Burn your power cables in PROPERLY with Haglabs Frycorder


I have thousands of hours on my Nordost Heimdall2 power cables. And I put in new Gigawatt inwall wiring over 12 months ago, so hundreds if not thousands on that.

I now know I (and probably most audiophiles here) never had my power cables or power lines burned in, not even close. Because this cheap $300 product by Hagerman Audio Labs, the Frycroder2, has blown me away with only 18 hours on it so far.

A little box you just plug into the end of each power cable.
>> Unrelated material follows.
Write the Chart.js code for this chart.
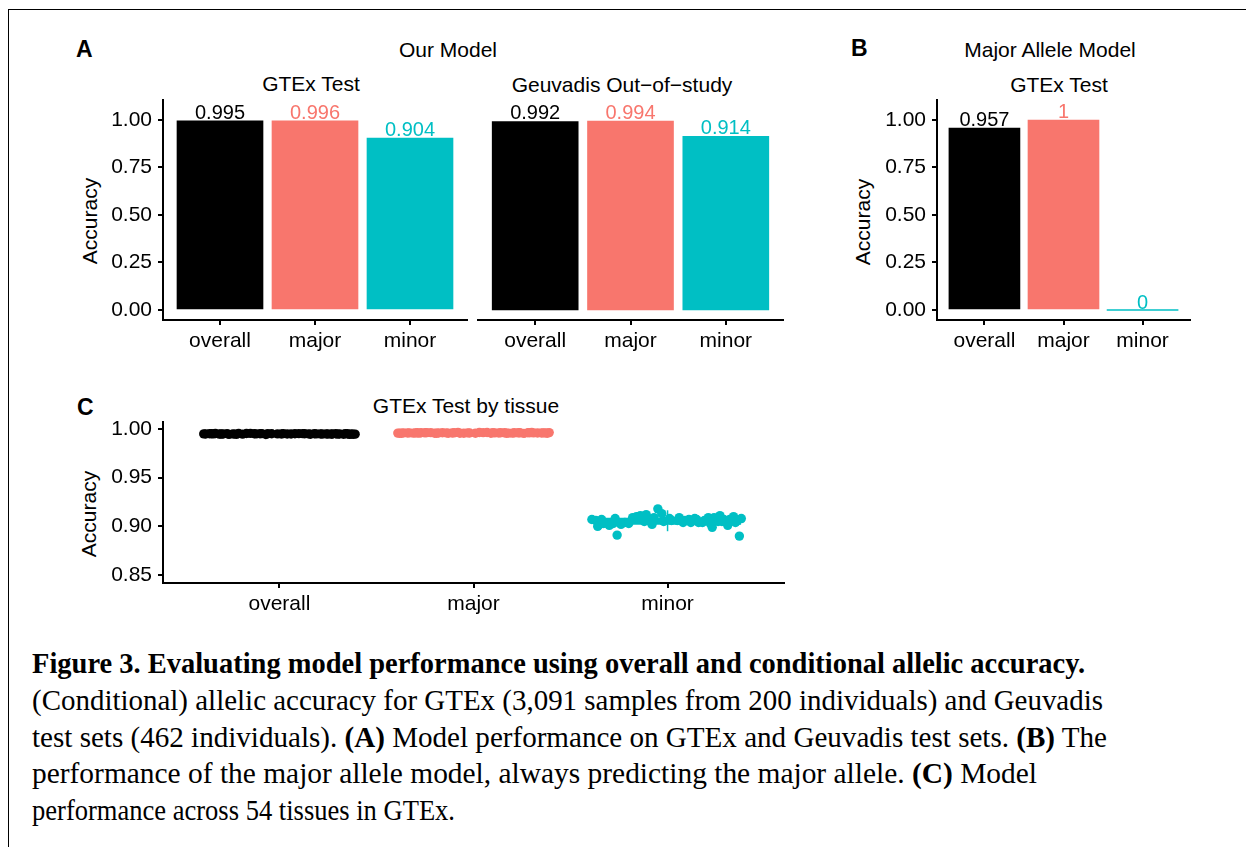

It creates a series of oscillating waveforms, supposedly it burns in the power line all the way back to the first utility transformer.

Who knows if that's true, but already there is a large reduction in hash and grain, more black background e.t.c all the usual subtle things you get with burn in, but seemingly amplified 10x than normal.

I'm going to give each power cable at least 48hrs, so will take a 2 weeks to do and get a full picture after that, but already at this early stage I am a convert and Jim Hagerman is a genius.

https://www.haglabs.com/collections/break-in-devices/products/frycorder2-power-cord-burn-in-generator

agisthos

I have always been told by several high-end cable manufacturers, that you shouldn't use these types of burn-in devices.  I never have and never will.  YMMV.

Not sure I would trust "high end" cable manufacturers more than than this down to earth designer.

@corelli So the speaker wire re-distributors (I won't say manufacturers because they manufacture nothing) tell you that such a product should not be used on their wire, and yet you believe some hokey pseudo-scientific word salad slinger that says "buy my stuff  'cos I say it works"?  No wonder the high end audio accessory snake oil industry is doing so well.

 

I'm confused, or curious, with terms such as 

hash, grain, black background etc. Through horns

at 103 to 105 db my rig is quiet as a church mouse, 

as a graveyard, blacker than an Indigo inkwell.

Or so I hear, or don't hear it being this way. How does

one find out if their apparent "black background" system

can be made even "blacker"? Throw more money to a problem

than doesn't seem to exist?

@kckrs if you are so confused, do not worry, there is a forum for you called ASR, but I'm sure you know that already.